Pourtant, il adresse au drone ces questionnements inconnus du monde de la machine : « Crois-tu en quelque chose, Chantri ? », «Réussirons-nous à ne faire qu’un avec toi et à nous dématérialiser dans le flux de l’Esprit ? ». Contrairement aux idées reçues d’un transhumanisme dénué de spiritualité, Korakrit Arunanondchai rappelle le caractère ontologiquement messianique de la recherche d’une humanité améliorée. De plus, l’Internet des objets, en offrant une intelligence – voire une âme – aux choses, ne rejoint-il pas les croyances animistes millénaires ? Le sol ici produit participe de cette même réflexion sur l’ADN ou la charge historique de tout item. À l’image de Mozart qui, en mourant, est devenu musique, le roi de Thaïlande, à son décès, a muté via les croyances. La terre qu’il aurait foulée de ses pieds est dorénavant sacrée. La fossilisation du sol est à l’image de la sédimentation historique : nous sommes poussière et redeviendrons poussière. Chaque chose contient à la fois la cellule originelle et le germe de la vie nouvelle.

Korakrit Arunanondchai réfléchit ainsi au retour du spirituel via la machine et à un transhumanisme respectueux de la Terre. Il en revient à une des étymologies du terme « religion » : ce qui relie. Au-delà des paradoxes, il emprunte une voie du milieu et fait voler en éclat les antagonismes écologie/robotique, mort/amour, nature/culture et réconcilie par là même les philosophies orientale et nietzschéenne se situant toutes deux par-delà le bien et le mal.

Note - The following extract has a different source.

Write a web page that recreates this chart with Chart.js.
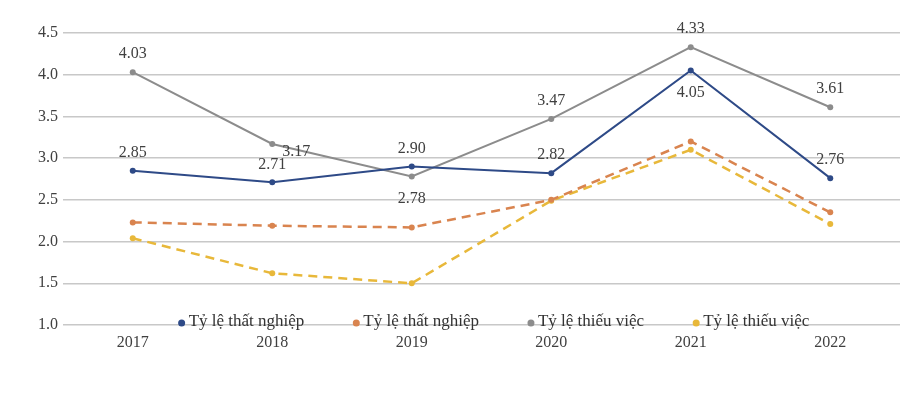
<!DOCTYPE html>
<html>
<head>
<meta charset="utf-8">
<script src="https://cdn.jsdelivr.net/npm/chart.js@4/dist/chart.umd.min.js"></script>
<style>
html,body{margin:0;padding:0;background:#fff;}
canvas{display:block;}
</style>
</head>
<body>
<canvas id="c" width="903" height="396"></canvas>
<script>
const years = ['2017', '2018', '2019', '2020', '2021', '2022'];
const unemploymentA = [2.85, 2.71, 2.90, 2.82, 4.05, 2.76];
const unemploymentB = [2.23, 2.19, 2.17, 2.50, 3.20, 2.35];
const underemploymentA = [4.03, 3.17, 2.78, 3.47, 4.33, 3.61];
const underemploymentB = [2.04, 1.62, 1.50, 2.49, 3.10, 2.21];
const seriesNames = ['Tỷ lệ thất nghiệp', 'Tỷ lệ thất nghiệp', 'Tỷ lệ thiếu việc', 'Tỷ lệ thiếu việc'];
const yMin = 1.0, yMax = 4.5, yStep = 0.5;

// label placement keywords for the labelled series
const unemploymentALabelPos = ['above', 'above', 'above', 'above', 'below', 'above'];
const underemploymentALabelPos = ['above', 'right', 'below', 'above', 'above', 'above'];

const FONT = "'Liberation Serif', 'Times New Roman', serif";
const TEXT = '#404040';
Chart.defaults.font.family = FONT;
Chart.defaults.font.size = 16;
Chart.defaults.color = TEXT;

const colors = ['#2E4A87', '#D9844F', '#8C8C8C', '#E8B83A'];

const labelPlugin = {
  id: 'pointLabels',
  afterDatasetsDraw(chart) {
    const ctx = chart.ctx;
    ctx.save();
    ctx.font = '16px ' + FONT;
    ctx.fillStyle = TEXT;
    ctx.textAlign = 'center';
    ctx.textBaseline = 'middle';
    chart.data.datasets.forEach((ds, di) => {
      if (!ds.labelPos) return;
      const meta = chart.getDatasetMeta(di);
      meta.data.forEach((pt, i) => {
        const pos = ds.labelPos[i];
        let x = pt.x, y = pt.y;
        if (pos === 'above') y -= 18;
        else if (pos === 'below') y += 22;
        else if (pos === 'right') { x += 24; y += 8; }
        ctx.fillText(ds.data[i].toFixed(2), x, y);
      });
    });
    ctx.restore();
  }
};

const legendPlugin = {
  id: 'inlineLegend',
  afterDraw(chart) {
    const ctx = chart.ctx;
    const area = chart.chartArea;
    ctx.save();
    ctx.font = '17px ' + FONT;
    ctx.textBaseline = 'middle';
    ctx.textAlign = 'left';
    const markerW = 8, markerGap = 3, itemGap = 48;
    const items = chart.data.datasets.map(ds => ({
      text: ds.label, color: ds.borderColor, w: ctx.measureText(ds.label).width
    }));
    const total = items.reduce((s, it) => s + markerW + markerGap + it.w, 0) + itemGap * (items.length - 1);
    let x = (area.left + area.right) / 2 + 12 - total / 2;
    const y = area.bottom - 3;
    items.forEach(it => {
      ctx.fillStyle = it.color;
      ctx.beginPath();
      ctx.arc(x + markerW / 2, y + 1, 3.5, 0, Math.PI * 2);
      ctx.fill();
      x += markerW + markerGap;
      ctx.fillStyle = '#333';
      ctx.fillText(it.text, x, y);
      x += it.w + itemGap;
    });
    ctx.restore();
  }
};

function mk(label, data, color, dashed, labelPos) {
  return {
    label, data,
    borderColor: color,
    backgroundColor: color,
    borderWidth: dashed ? 2.5 : 2,
    borderDash: dashed ? [9, 6] : [],
    pointRadius: 3,
    pointHoverRadius: 3,
    pointBorderWidth: 0,
    tension: 0,
    fill: false,
    labelPos
  };
}

new Chart(document.getElementById('c'), {
  type: 'line',
  data: {
    labels: years,
    datasets: [
      mk(seriesNames[0], unemploymentA, colors[0], false, unemploymentALabelPos),
      mk(seriesNames[1], unemploymentB, colors[1], true, null),
      mk(seriesNames[2], underemploymentA, colors[2], false, underemploymentALabelPos),
      mk(seriesNames[3], underemploymentB, colors[3], true, null)
    ]
  },
  options: {
    responsive: false,
    animation: false,
    devicePixelRatio: 1,
    layout: { padding: { top: 33, right: 0, bottom: 41, left: 0 } },
    plugins: { legend: { display: false }, tooltip: { enabled: false } },
    scales: {
      x: {
        offset: true,
        grid: { display: false, drawTicks: false },
        border: { display: false },
        ticks: { padding: 8, color: TEXT, font: { size: 16 } },
        afterFit(s) { s.height = 30; }
      },
      y: {
        min: yMin, max: yMax,
        grid: { color: '#C8C8C8', lineWidth: 1.5, drawTicks: false },
        border: { display: false },
        ticks: { stepSize: yStep, padding: 5, color: TEXT, font: { size: 16 },
          callback: v => Number(v).toFixed(1) },
        afterFit(s) { s.width = 63; }
      }
    }
  },
  plugins: [labelPlugin, legendPlugin]
});
</script>
</body>
</html>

EN/ Korakrit Arunanondchai’s videos appear to ask questions: Who carries the memory of the world? And who will recover it once we are no longer here? The poetry of passing time leaves its marks, just as faded jeans bear traces of their past, and these poetic marks are woven together with the high-definition vividness that is gradually replacing human vision to create contemporary fairy tales where multiple civilisations, species, and futures coexist on the same wounded planet.

Korakrit Arunanondchai returns to earth by presenting sedimentary layers of loam, shells, seaweed, and latex paint that glimmers of fuel. The artist considers the future from the ground up: will the ultimate incarnation of humankind turn out to be androgynous or bionic? Will humanity be replaced by a civilisation of giant rats or drones, or will there be some form of coexistence?

In order to grasp some of the different possible outcomes of these inquiries, Korakrit Arunanondchai decides to literally look down upon them by adopting the sweeping viewpoint of a drone named Chantri. In the manner of an ancient philosopher that extols the notion of leaving language behind to better understand it, here the artist attempts to escape horizontal thinking by adopting a non-human perspective.

Yet he asks the drone questions that are unheard of in the world of machines: “Do you have any beliefs, Chantri?”
or “Will we manage to become one with you and dematerialise into the flow of the Great Spirit?” Contrary to popular misconceptions of a transhumanism stripped of spirituality, Korakrit Arunanondchai accentuates the ontologically messianic nature of the quest for an improved human. What’s more, does not the Internet of Things, which gives intelligence—maybe even a soul— to ordinary objects, echo of the beliefs of millennial animists? The ground produced here extends these thoughts into the realm of DNA, where every item is charged with history. In the image of Mozart, who was transformed into music upon his death, the King of Thailand mutated into his very faith upon his death as the earth upon which he walked became sacred. The fossilisation of dust is the epitome of historic sedimentation: we are dust and to dust we shall return. Everything contains both the original cell and the seed of new life.

In this manner, Korakrit Arunanondchai considers a reappearance of spirituality via machines and a transhumanism that is respectful of the Earth. He seizes upon one of the origins of the term “religion”: the Latin word religare, meaning “to bind together”. Surpassing paradoxes, he takes a middle road to shatter antagonistic juxtapositions between ecology/robotics, death/love, or nature/culture and uses this same path to reconcile Eastern and Nietzschean philosophies by appreciating that their realms reach far beyond mere notions of good and evil.